At the start of Pride Month, Patagonia got back to Wiley with terms.

Both sides now say they want the dispute to end. Wiley offered to drop the trademark filing. Patagonia wants Pattie Gonia to withdraw all trademark applications, stop using its logos, and stop selling and promoting apparel and other products under the Pattie Gonia name.

If Patagonia prevails, Pattie Gonia’s trademark application could be thrown out — erasing a protection Wiley says guards against losing the name. Wiley has framed the stakes bluntly: “This is not a brand conflict. This is a corporation trying to erase an activist.” They’ve also disputed the company’s preferred number. “Patagonia told the media they’re only suing me for $1,” Wiley wrote on Instagram. “What they’re actually trying to do is take away my name permanently and threaten me with more than $1 million dollars in legal fees.”

How it got here

The persona is a pun. Wiley has built Pattie Gonia into one of the outdoors’ most visible queer climate voices since 2018. Patagonia says that, in 2024, Pattie Gonia began selling merchandise featuring versions of its logo, then filed in September 2025 to trademark the name for clothing, marketing services, and to promote environmental activism. Patagonia sued in January, in the U.S. District Court for the Central District of California, seeking $1 in damages plus legal fees.

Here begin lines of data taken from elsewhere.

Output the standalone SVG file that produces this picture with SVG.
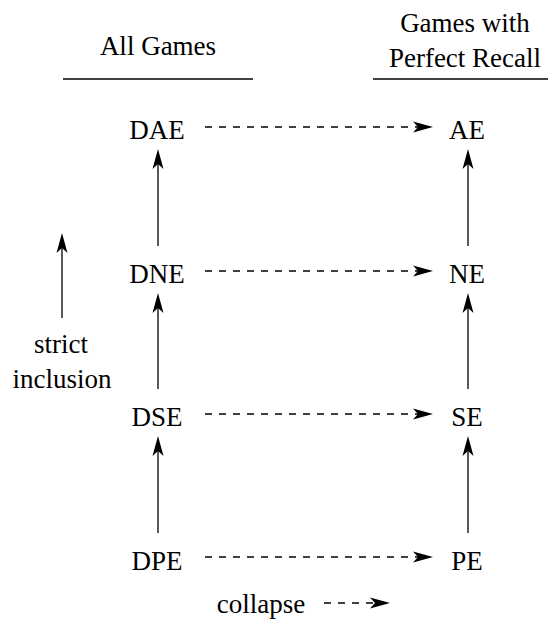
<svg xmlns="http://www.w3.org/2000/svg" width="556" height="620" viewBox="0 0 556 620">
<style>
.t{font-size:27px;fill:#000;text-anchor:middle}
.inc{stroke:#000;stroke-width:1.3;fill:none}
.col{stroke:#000;stroke-width:1.3;fill:none;stroke-dasharray:7 7}
.rule{stroke:#000;stroke-width:1.3}
</style>
<defs>
<marker id="ah" viewBox="-21 -7 22 14" markerWidth="22" markerHeight="14" refX="-4" refY="0" orient="auto" markerUnits="userSpaceOnUse">
<path d="M0,0 L-20,-5.5 L-15,0 L-20,5.5 Z" fill="#000"/>
</marker>
</defs>
<g id="headers" class="t" style="font-family:'Times New Roman','Liberation Serif',serif">
<text x="158" y="55">All Games</text>
<line class="rule" x1="63" y1="79" x2="253" y2="79"/>
<text x="465" y="32">Games with</text>
<text x="465" y="67">Perfect Recall</text>
<line class="rule" x1="373" y1="79" x2="548" y2="79"/>
</g>
<g id="DAE" class="t" style="font-family:'Times New Roman','Liberation Serif',serif"><text x="157" y="139">DAE</text></g>
<g id="DNE" class="t" style="font-family:'Times New Roman','Liberation Serif',serif"><text x="157" y="283">DNE</text></g>
<g id="DSE" class="t" style="font-family:'Times New Roman','Liberation Serif',serif"><text x="157" y="426">DSE</text></g>
<g id="DPE" class="t" style="font-family:'Times New Roman','Liberation Serif',serif"><text x="157" y="570">DPE</text></g>
<g id="AE" class="t" style="font-family:'Times New Roman','Liberation Serif',serif"><text x="467" y="139">AE</text></g>
<g id="NE" class="t" style="font-family:'Times New Roman','Liberation Serif',serif"><text x="467" y="283">NE</text></g>
<g id="SE" class="t" style="font-family:'Times New Roman','Liberation Serif',serif"><text x="467" y="426">SE</text></g>
<g id="PE" class="t" style="font-family:'Times New Roman','Liberation Serif',serif"><text x="467" y="570">PE</text></g>
<g id="legend" class="t" style="font-family:'Times New Roman','Liberation Serif',serif">
<text x="61" y="353">strict</text>
<text x="62" y="388">inclusion</text>
<text x="261" y="613">collapse</text>
</g>
<g id="connectors">
<line class="inc" x1="158" y1="246" x2="158" y2="153" marker-end="url(#ah)"/>
<line class="inc" x1="158" y1="389" x2="158" y2="297" marker-end="url(#ah)"/>
<line class="inc" x1="158" y1="533" x2="158" y2="440" marker-end="url(#ah)"/>
<line class="inc" x1="468" y1="246" x2="468" y2="153" marker-end="url(#ah)"/>
<line class="inc" x1="468" y1="389" x2="468" y2="297" marker-end="url(#ah)"/>
<line class="inc" x1="468" y1="533" x2="468" y2="440" marker-end="url(#ah)"/>
<line class="col" x1="205" y1="127" x2="429" y2="127" marker-end="url(#ah)"/>
<line class="col" x1="205" y1="271" x2="429" y2="271" marker-end="url(#ah)"/>
<line class="col" x1="205" y1="414" x2="429" y2="414" marker-end="url(#ah)"/>
<line class="col" x1="205" y1="557" x2="429" y2="557" marker-end="url(#ah)"/>
<line class="inc" x1="62" y1="318" x2="62" y2="237" marker-end="url(#ah)"/>
<line class="col" x1="324" y1="603" x2="386" y2="603" marker-end="url(#ah)"/>
</g>
</svg>
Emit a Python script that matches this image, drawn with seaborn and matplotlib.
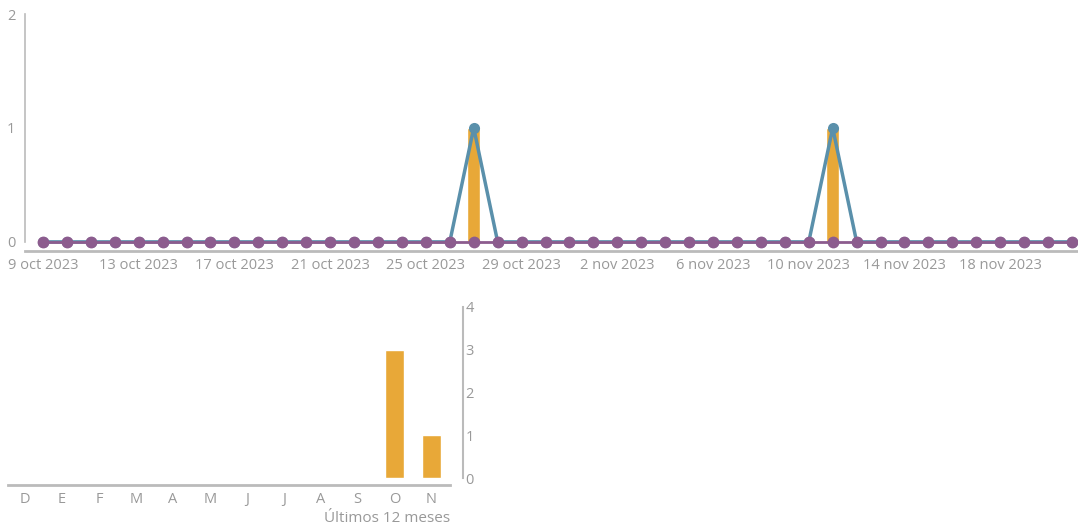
import pandas as pd
import matplotlib
matplotlib.use('Agg')
import matplotlib.pyplot as plt
import seaborn as sns

sns.set_style('white')
plt.rcParams['font.family'] = ['Open Sans', 'DejaVu Sans']

# datos diarios (9 oct 2023 - 21 nov 2023)
fechas = pd.date_range('2023-10-09', '2023-11-21', freq='D')
barras_dia = [0, 0, 0, 0, 0, 0, 0, 0, 0, 0, 0, 0, 0, 0, 0, 0, 0, 0, 1, 0, 0, 0,
              0, 0, 0, 0, 0, 0, 0, 0, 0, 0, 0, 1, 0, 0, 0, 0, 0, 0, 0, 0, 0, 0]
linea_azul = [0, 0, 0, 0, 0, 0, 0, 0, 0, 0, 0, 0, 0, 0, 0, 0, 0, 0, 1, 0, 0, 0,
              0, 0, 0, 0, 0, 0, 0, 0, 0, 0, 0, 1, 0, 0, 0, 0, 0, 0, 0, 0, 0, 0]
linea_morada = [0] * 44
meses_abr = {10: 'oct', 11: 'nov'}

# ultimos 12 meses
meses = ['D', 'E', 'F', 'M', 'A', 'M', 'J', 'J', 'A', 'S', 'O', 'N']
valores_mes = [0, 0, 0, 0, 0, 0, 0, 0, 0, 0, 3, 1]

naranja = '#E8A838'
azul = '#5A90AB'
morado = '#8C5C8E'
gris = '#999999'
gris_eje = '#BBBBBB'

fig = plt.figure(figsize=(10.78, 5.27), dpi=100)

# ---- grafico diario ----
ax1 = fig.add_axes([25 / 1078, 276 / 527, 1053 / 1078, 237 / 527])
df = pd.DataFrame({'pos': range(len(fechas)), 'barras': barras_dia,
                   'azul': linea_azul, 'morado': linea_morada})
ax1.bar(df['pos'], df['barras'], width=0.55, color=naranja, zorder=1)
sns.lineplot(data=df, x='pos', y='azul', ax=ax1, color=azul, linewidth=2.5,
             marker='o', markersize=8, markeredgewidth=0, zorder=2)
sns.lineplot(data=df, x='pos', y='morado', ax=ax1, color=morado, linewidth=2,
             marker='o', markersize=8.5, markeredgewidth=0, zorder=3)
ax1.set_xlim(-0.75, 43.25)
ax1.set_ylim(-0.08, 2)
ax1.set_yticks([0, 1, 2])
pos_ticks = list(range(0, len(fechas), 4))
ax1.set_xticks(pos_ticks)
ax1.set_xticklabels([f"{fechas[i].day} {meses_abr[fechas[i].month]} 2023" for i in pos_ticks])
ax1.set_xlabel('')
ax1.set_ylabel('')
for s in ['top', 'right']:
    ax1.spines[s].set_visible(False)
ax1.spines['left'].set_bounds(0, 2)
ax1.spines['left'].set_color(gris_eje)
ax1.spines['left'].set_linewidth(1.2)
ax1.spines['bottom'].set_color(gris_eje)
ax1.spines['bottom'].set_linewidth(2)
ax1.tick_params(axis='both', length=0, colors=gris, labelsize=10.5)
ax1.tick_params(axis='x', pad=5)
ax1.tick_params(axis='y', pad=7)

# ---- ultimos 12 meses ----
ax2 = fig.add_axes([8 / 1078, 42 / 527, 442 / 1078, 178 / 527])
sns.barplot(x=list(range(12)), y=valores_mes, ax=ax2, color=naranja,
            width=0.5, saturation=1)
ax2.set_xticks(range(12))
ax2.set_xticklabels(meses)
ax2.set_xlim(-0.46, 11.5)
ax2.set_ylim(-0.16, 4)
ax2.set_yticks([0, 1, 2, 3, 4])
ax2.yaxis.tick_right()
for s in ['top', 'left']:
    ax2.spines[s].set_visible(False)
ax2.spines['right'].set_position(('outward', 9))
ax2.spines['right'].set_bounds(0, 4)
ax2.spines['right'].set_color(gris_eje)
ax2.spines['right'].set_linewidth(1.5)
ax2.spines['bottom'].set_color(gris_eje)
ax2.spines['bottom'].set_linewidth(2)
ax2.tick_params(axis='both', length=0, colors=gris, labelsize=10.5)
ax2.tick_params(axis='x', pad=5)
ax2.tick_params(axis='y', pad=2)
ax2.set_ylabel('')
ax2.set_xlabel('Últimos 12 meses', color=gris, fontsize=11, loc='right', labelpad=3)

fig.savefig('out.png', dpi=100)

Patagonia has worked hard to frame this as principle, not politics. “We’re not against art, creative expression, or commentary about our brand,” the company wrote in a January statement, adding that it cannot “selectively choose to enforce our rights based on whether we agree with a particular point of view.”

The statement ended with a link to their legal filing and the conclusion: “For these reasons Pattie Gonia’s use of a near-copy of our name commercially – including as a brand for environmental advocacy – and her trademark application seeking to obtain the exclusive right to use that name going forward, pose long-term threats to Patagonia’s brand and our activism.”

Patagonia says a prior agreement existed and that Pattie Gonia. Wiley denies any agreement, denies using the logo, and says the lawsuit cherry-picked “a few examples of playful parody and fan art.” They also say Patagonia never raised the trademark filing before suing — that the first word came “four months later when their internal lawyer emailed to say that Patagonia had filed the lawsuit.”